Ingredients You’ll Need
- 1 Tbsp white‑wine vinegar
- 1 Tbsp extra‑virgin olive oil
- ¼ tsp dried dill (or 1 Tbsp fresh dill, finely chopped)
- ⅛ tsp garlic powder
- ⅛ tsp salt
- ⅛ tsp ground black pepper (+ extra for serving)
- ¾ cup cooked whole‑wheat fusilli or penne
- 1 cup chopped spinach
- ½ cup cherry tomatoes, halved
- ¼ cup shelled edamame (thawed if frozen)
- 2 Tbsp shredded vegan cheese (optional)
- 1 Tbsp finely chopped red onion
Step‑by‑Step Directions
- Cook the pasta to al dente, drain, rinse with cool water to stop cooking.
- Whisk the dressing: vinegar, oil, dill, garlic powder, salt, and pepper until emulsified.
- Prep produce: chop spinach, halve tomatoes, thaw edamame, dice onion.

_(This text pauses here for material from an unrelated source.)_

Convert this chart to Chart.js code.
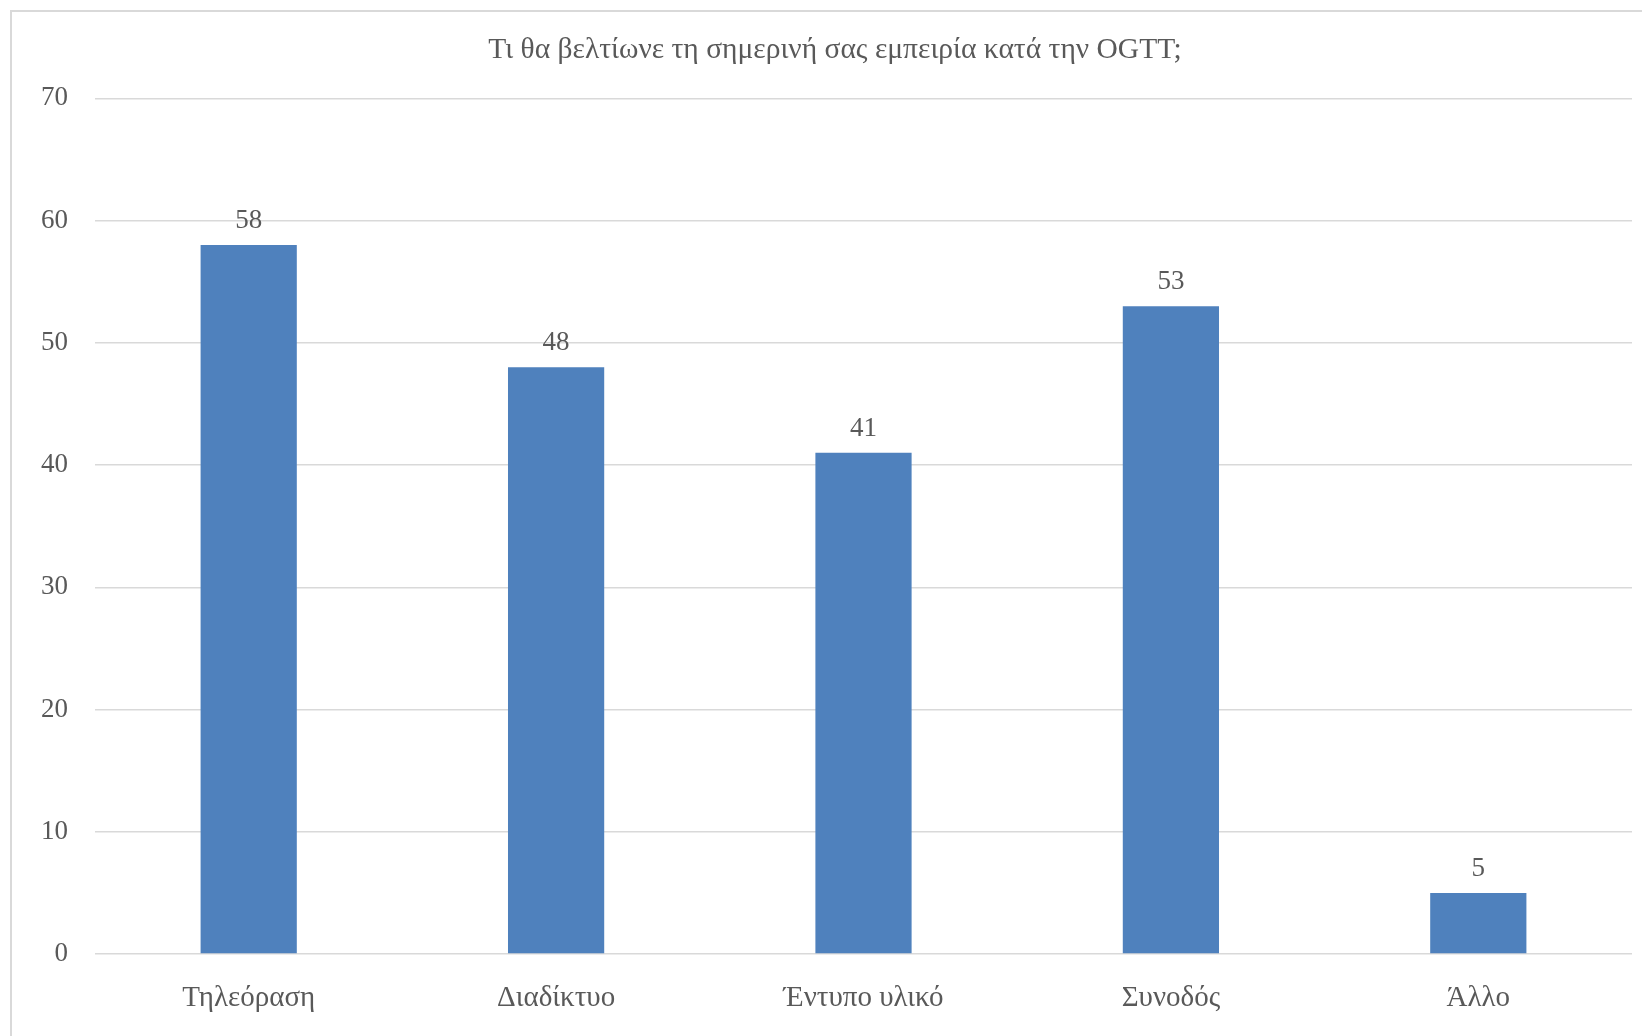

- Combine everything—toss dressing with pasta and veggies until evenly coated.
- Top with vegan cheese and extra cracked pepper.
- Chill for 30 minutes (optional, but flavors deepen).
- Serve in bowls or mason jars—great for picnic‑style dining.
Taste & Texture Breakdown
- Zesty, herby dressing brightens every bite.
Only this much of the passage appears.